> **What is asked**
Repeat the material exactly from its first line to the line that includes "0.025, -0.445, -1.0];". Skip pictures.

> **Recorded information**
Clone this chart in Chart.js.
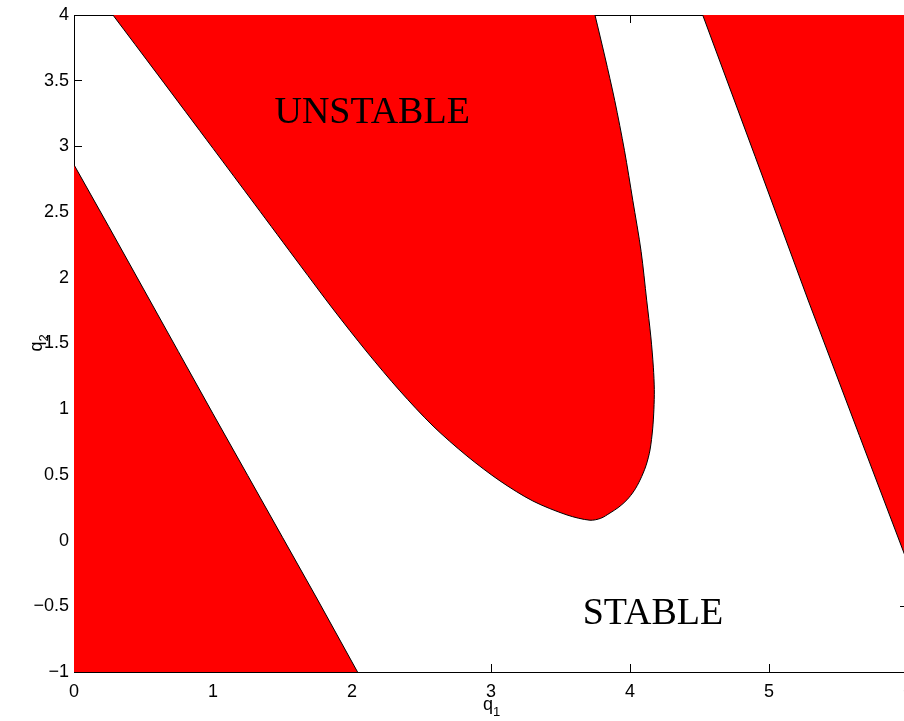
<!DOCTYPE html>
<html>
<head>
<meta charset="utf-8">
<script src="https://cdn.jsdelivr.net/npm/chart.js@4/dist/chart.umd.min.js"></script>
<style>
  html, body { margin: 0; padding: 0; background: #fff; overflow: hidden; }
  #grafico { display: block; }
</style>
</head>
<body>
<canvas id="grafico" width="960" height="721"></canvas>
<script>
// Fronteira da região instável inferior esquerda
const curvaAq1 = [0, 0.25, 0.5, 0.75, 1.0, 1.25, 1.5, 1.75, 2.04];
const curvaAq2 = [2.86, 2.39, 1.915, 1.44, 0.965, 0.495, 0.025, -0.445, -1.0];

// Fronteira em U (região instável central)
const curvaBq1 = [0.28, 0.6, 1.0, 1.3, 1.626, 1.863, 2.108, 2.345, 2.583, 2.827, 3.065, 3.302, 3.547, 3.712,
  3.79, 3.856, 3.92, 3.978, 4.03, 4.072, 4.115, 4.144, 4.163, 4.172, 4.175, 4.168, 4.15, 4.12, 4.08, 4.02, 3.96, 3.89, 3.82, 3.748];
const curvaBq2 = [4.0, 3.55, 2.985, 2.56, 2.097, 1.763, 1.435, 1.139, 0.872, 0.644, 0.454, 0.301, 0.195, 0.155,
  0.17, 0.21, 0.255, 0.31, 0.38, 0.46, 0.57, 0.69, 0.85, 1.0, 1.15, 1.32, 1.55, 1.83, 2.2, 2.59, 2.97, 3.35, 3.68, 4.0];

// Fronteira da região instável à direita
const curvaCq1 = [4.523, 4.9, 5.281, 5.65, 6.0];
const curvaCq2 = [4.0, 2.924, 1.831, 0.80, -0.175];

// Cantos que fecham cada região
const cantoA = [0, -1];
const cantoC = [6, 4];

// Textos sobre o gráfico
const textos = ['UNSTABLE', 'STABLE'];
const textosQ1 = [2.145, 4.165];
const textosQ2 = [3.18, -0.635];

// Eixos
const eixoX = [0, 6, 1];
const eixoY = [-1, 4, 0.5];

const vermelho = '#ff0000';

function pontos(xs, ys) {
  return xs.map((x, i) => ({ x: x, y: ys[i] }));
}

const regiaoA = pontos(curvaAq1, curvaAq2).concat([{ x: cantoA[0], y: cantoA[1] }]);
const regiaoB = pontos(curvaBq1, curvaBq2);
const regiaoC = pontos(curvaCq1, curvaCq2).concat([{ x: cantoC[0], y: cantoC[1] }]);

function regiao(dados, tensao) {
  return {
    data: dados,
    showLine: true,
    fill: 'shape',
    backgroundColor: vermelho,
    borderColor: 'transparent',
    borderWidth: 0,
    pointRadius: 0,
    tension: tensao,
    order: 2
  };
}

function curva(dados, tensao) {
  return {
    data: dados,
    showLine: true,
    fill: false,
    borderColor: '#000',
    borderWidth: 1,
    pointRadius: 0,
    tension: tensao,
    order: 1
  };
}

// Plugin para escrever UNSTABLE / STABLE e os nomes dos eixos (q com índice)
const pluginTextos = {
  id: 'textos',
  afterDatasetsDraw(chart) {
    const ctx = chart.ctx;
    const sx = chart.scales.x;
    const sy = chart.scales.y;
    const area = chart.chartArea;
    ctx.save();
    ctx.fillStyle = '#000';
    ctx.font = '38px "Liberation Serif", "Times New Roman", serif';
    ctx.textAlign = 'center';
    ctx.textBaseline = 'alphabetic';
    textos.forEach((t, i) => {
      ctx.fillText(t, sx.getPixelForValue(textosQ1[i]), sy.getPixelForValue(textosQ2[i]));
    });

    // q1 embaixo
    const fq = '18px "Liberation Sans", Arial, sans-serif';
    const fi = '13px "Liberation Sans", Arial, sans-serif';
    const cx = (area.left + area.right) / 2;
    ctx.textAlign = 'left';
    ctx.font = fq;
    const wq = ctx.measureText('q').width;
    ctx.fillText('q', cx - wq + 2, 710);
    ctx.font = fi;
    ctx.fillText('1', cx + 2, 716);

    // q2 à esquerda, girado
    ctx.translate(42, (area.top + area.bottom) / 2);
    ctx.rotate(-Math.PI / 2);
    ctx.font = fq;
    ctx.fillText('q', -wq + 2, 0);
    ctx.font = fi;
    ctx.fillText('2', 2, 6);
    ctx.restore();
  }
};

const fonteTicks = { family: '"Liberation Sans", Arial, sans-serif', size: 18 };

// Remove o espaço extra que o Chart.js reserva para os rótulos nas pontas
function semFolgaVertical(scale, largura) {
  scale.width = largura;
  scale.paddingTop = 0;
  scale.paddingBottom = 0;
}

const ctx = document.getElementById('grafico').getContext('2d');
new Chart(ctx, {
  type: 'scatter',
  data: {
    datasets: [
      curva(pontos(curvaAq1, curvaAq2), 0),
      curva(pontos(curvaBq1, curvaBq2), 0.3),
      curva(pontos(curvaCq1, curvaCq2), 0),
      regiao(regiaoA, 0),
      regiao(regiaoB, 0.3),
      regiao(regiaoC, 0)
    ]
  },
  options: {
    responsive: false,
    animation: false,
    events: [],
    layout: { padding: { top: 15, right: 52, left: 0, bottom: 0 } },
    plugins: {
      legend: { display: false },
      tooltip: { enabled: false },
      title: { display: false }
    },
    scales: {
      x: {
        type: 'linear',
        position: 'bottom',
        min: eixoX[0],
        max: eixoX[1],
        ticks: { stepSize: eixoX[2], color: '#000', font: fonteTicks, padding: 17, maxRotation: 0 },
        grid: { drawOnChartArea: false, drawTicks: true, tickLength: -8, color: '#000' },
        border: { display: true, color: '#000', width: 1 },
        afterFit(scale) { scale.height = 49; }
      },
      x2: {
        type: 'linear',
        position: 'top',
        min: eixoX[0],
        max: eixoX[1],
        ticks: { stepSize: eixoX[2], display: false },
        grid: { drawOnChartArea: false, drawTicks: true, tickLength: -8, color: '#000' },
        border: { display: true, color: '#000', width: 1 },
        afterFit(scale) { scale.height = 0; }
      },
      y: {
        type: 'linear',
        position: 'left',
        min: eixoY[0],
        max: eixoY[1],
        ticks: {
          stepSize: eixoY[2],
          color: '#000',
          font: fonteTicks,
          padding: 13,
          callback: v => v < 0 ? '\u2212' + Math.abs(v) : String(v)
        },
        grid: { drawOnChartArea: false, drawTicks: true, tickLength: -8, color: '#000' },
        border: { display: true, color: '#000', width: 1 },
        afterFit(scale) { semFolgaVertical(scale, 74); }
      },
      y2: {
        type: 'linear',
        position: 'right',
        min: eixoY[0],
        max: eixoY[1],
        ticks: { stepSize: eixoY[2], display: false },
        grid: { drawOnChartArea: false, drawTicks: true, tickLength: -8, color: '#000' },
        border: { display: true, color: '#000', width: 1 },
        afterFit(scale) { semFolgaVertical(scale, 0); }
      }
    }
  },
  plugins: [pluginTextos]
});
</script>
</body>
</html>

> **Output for this task**
Clone this chart in Chart.js.
<!DOCTYPE html>
<html>
<head>
<meta charset="utf-8">
<script src="https://cdn.jsdelivr.net/npm/chart.js@4/dist/chart.umd.min.js"></script>
<style>
  html, body { margin: 0; padding: 0; background: #fff; overflow: hidden; }
  #grafico { display: block; }
</style>
</head>
<body>
<canvas id="grafico" width="960" height="721"></canvas>
<script>
// Fronteira da região instável inferior esquerda
const curvaAq1 = [0, 0.25, 0.5, 0.75, 1.0, 1.25, 1.5, 1.75, 2.04];
const curvaAq2 = [2.86, 2.39, 1.915, 1.44, 0.965, 0.495, 0.025, -0.445, -1.0];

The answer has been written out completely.